Moses and the prophets have long told us who we are, really, whose we are, what our worth is and how to live in light of who our God is. Love God, love your neighbor, is what it all comes down to. And while we who are Christian don’t have to worry about Leviticus, don’t have to concern ourselves with fulfilling those First Testament laws now that Christ has fulfilled them all, we do know they point to the kind of God who has come to us in love to redeem the world. Moses led Israel out of slavery and into freedom, and a whole generation of them decided they liked slavery better, so they never made it to the promised land. The prophets call out, again and again, for justice, they bear witness to a God who is on the side of the oppressed, they demand care for widows and orphans because the righteousness of God demands it. And when Moses and the prophets were made inaccessible to a people whose religious leaders had gotten it into their heads to impose a hierarchy of human worth, God stepped down in the flesh to make it plain for us.
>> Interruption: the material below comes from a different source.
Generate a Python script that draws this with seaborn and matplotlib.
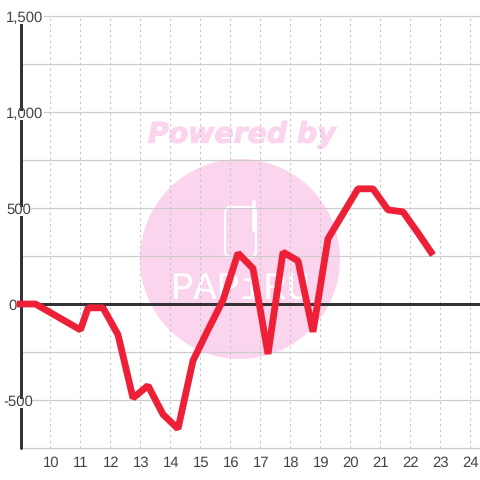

This chasm is not so great that God cannot cross over. But this chasm is not only to be feared as a threat for the afterlife, it is only a present reality made clear once death has cleared away our distractions. We live day to day with this chasm, and it is a chasm we ourselves have dug, with bridges we have either neglected to build or have burned along the way. But while we yet live we can always live those second chances, those opportunities to reconnect, to see one another, to sit with each other and find this life that surpasses all of our fears and anxieties about worth and place and comfort. Because the life that really is life grows out of the depths of the love which will never let us go. The flesh and blood life of Jesus Christ, God incarnate, does not erase our differences, does not overlook our peculiarities of race, class, gender, or sexuality. The flesh and blood of God is given and shed for black lives and for queer lives and for lives in poverty and for lives of mental illness and for your particular and complicated life, too. God sees us as we are and loves us as we are, that we may know ourselves to be who we were created to be: Beloved.